When it was coined in the 70s ‘burnout’ meant exhaustion from trying to juggle the work/life balance. But I think the same can happen with wellness, when we try to take on too much, and do too much, self-development. I realise this could be misconstrued as extreme self-obsession, but Giselle thinks the reason is actually because we’ve become overly driven to succeed. “We are so accustomed to being in 'high stress' mode, there’s so much pressure to continuously push forward that even when we seek wellness and spiritual tools to compensate for burnout, we still view these tools in the same way. We get addicted to the work, to 'fixing' ourselves as we're so familiar with overachieving that we end up overachieving with spirituality.” So what can you do if -- like me -- it’s all become too much?

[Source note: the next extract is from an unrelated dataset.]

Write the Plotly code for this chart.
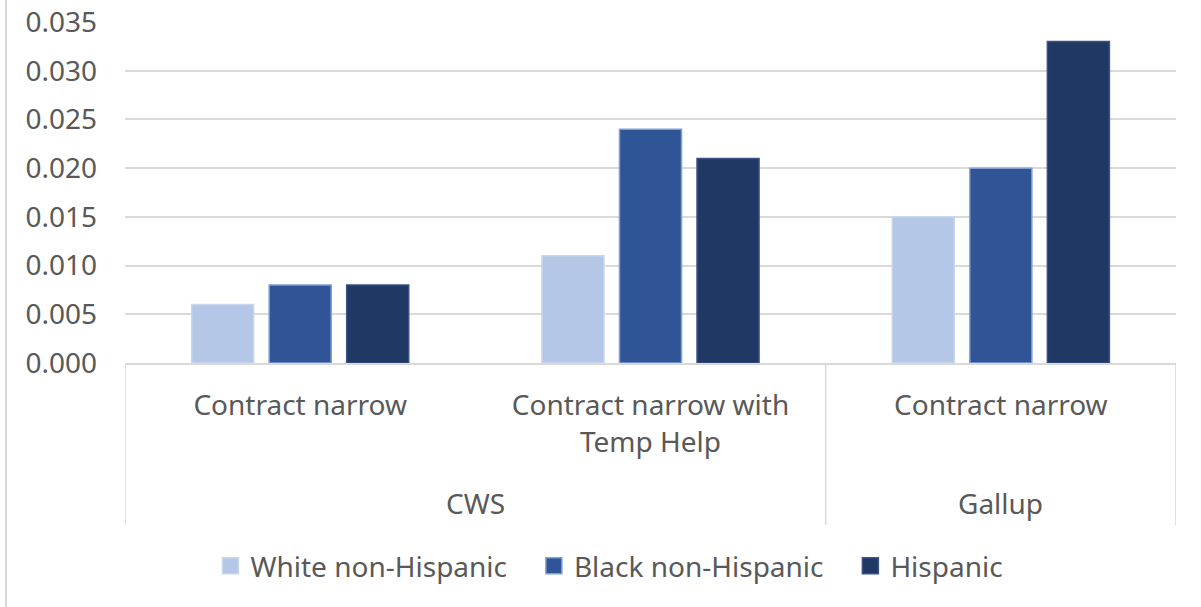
import plotly.graph_objects as go

outer_labels = ["CWS", "CWS", "Gallup"]
inner_labels = ["Contract narrow", "Contract narrow with<br>Temp Help", "Contract narrow"]
series_names = ["White non-Hispanic", "Black non-Hispanic", "Hispanic"]
white_vals = [0.006, 0.011, 0.015]
black_vals = [0.008, 0.024, 0.020]
hisp_vals = [0.008, 0.021, 0.033]
y_ticks = [0.000, 0.005, 0.010, 0.015, 0.020, 0.025, 0.030, 0.035]

colors = ["#B4C7E7", "#2F5597", "#203864"]
edge_colors = ["#C9D7EE", "#7F9FD6", "#3A5284"]

W, H = 1201, 607
ml, mr, mt, mb = 125, 25, 22, 244
ph = H - mt - mb
pw = W - ml - mr

def py(pix):
    return (H - mb - pix) / ph

def px(pix):
    return (pix - ml) / pw

FS = 28
PAD = "\u00a0" * 3
x = list(range(len(inner_labels)))
fig = go.Figure()
for name, vals, c, ec in zip(series_names, [white_vals, black_vals, hisp_vals], colors, edge_colors):
    fig.add_trace(go.Bar(x=x, y=vals, name=name, showlegend=False,
                         marker=dict(color=c, line=dict(color=ec, width=1.5))))
# legend entries with larger square keys
for name, c, ec in zip(series_names, colors, edge_colors):
    fig.add_trace(go.Scatter(x=[None], y=[None], mode="markers", name=name + PAD, showlegend=True,
                             marker=dict(symbol="square", size=18, color=c, line=dict(color=ec, width=1.5))))

font = "Noto Sans"
grey = "#595959"
line_c = "#D9D9D9"

fig.update_layout(
    width=W, height=H,
    margin=dict(l=ml, r=mr, t=mt, b=mb, autoexpand=False),
    paper_bgcolor="white", plot_bgcolor="white",
    barmode="group", bargap=0.336, bargroupgap=0.2,
    font=dict(family=font, size=FS, color=grey),
    showlegend=True,
    legend=dict(orientation="h", x=px(222) - 0.011, xanchor="left", y=py(566), yanchor="middle",
                font=dict(size=FS, color=grey), itemwidth=30, traceorder="normal"),
)
fig.update_yaxes(range=[0, 0.035], tickvals=y_ticks, tickformat=".3f", showgrid=True,
                 gridcolor=line_c, gridwidth=1.5, zeroline=False, showline=False, automargin=False,
                 ticks="", ticklabelstandoff=27, tickfont=dict(size=FS, color=grey))
fig.update_xaxes(range=[-0.5, len(x) - 0.5], tickvals=x, ticktext=inner_labels, showgrid=False,
                 showline=True, linecolor=line_c, linewidth=1.5, ticks="", ticklabelstandoff=17,
                 automargin=False, tickfont=dict(size=FS, color=grey), tickangle=0)

# outer group labels and dividers derived from the category lists
groups = []
for i, g in enumerate(outer_labels):
    if groups and groups[-1][0] == g:
        groups[-1][2] = i
    else:
        groups.append([g, i, i])
bounds = set()
for g, s, e in groups:
    fig.add_annotation(x=(s + e) / 2, y=py(503), xref="x", yref="paper", text=g, showarrow=False,
                       yanchor="middle", font=dict(size=FS, color=grey))
    bounds.add(s - 0.5)
    bounds.add(e + 0.5)
for b in sorted(bounds):
    fig.add_shape(type="line", x0=b, x1=b, xref="x", y0=0, y1=py(525), yref="paper",
                  line=dict(color=line_c, width=1.5))

# chart area left border
fig.add_shape(type="line", x0=px(6), x1=px(6), xref="paper", y0=py(0), y1=py(607), yref="paper",
              line=dict(color=line_c, width=2))

fig.write_html("out.html", config={"displayModeBar": False},
               post_script="document.body.style.margin='0px';")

Emma Lucy Knowles, clairvoyant and intuitive healer says if we’re not careful, ‘spiritual work’ can just become another ‘whipping tool’ -- something I know I’ve felt of late. “Spiritual work takes a healthy dose of patience and we’re all too keen to miss that part. We live in a ‘one click, next day delivery world’ and that’s not real life. You need space to reflect on the progress you’ve made, what works and what doesn’t.”

Helen says: “I had to take a month off doing any kind of spiritual or self-development work apart from yoga and meditation. It really helped to reset myself and now I make sure to balance it all with regular everyday, mundane things, whether that's watching Netflix or catching up with friends who aren't in to the same stuff as me. It allows me to integrate and process what I’ve been working on,” she says. Giselle says that slowing down is also a great way to syphon out what isn’t working for you. “Spiritual burnout is quite often the result of keeping in the practices you feel like you should be doing, even if you no longer enjoy them or you haven’t seen a benefit as well as continuously adding in new ones,” she explains.

That was definitely my mistake – being influenced by what I saw on Instagram (I’ve done a mass unfollow of pretty much everyone in wellness), the umpteen podcasts I listened to, the things I was reading in order to know myself better. When actually, we’re the true experts of ourselves. So now I’ve slowed down just to meditation and intuitive movement (seeing what my body needs each day). And so far? Well I’m certainly sleeping better that’s for sure, and hopefully the ‘magic’ will follow.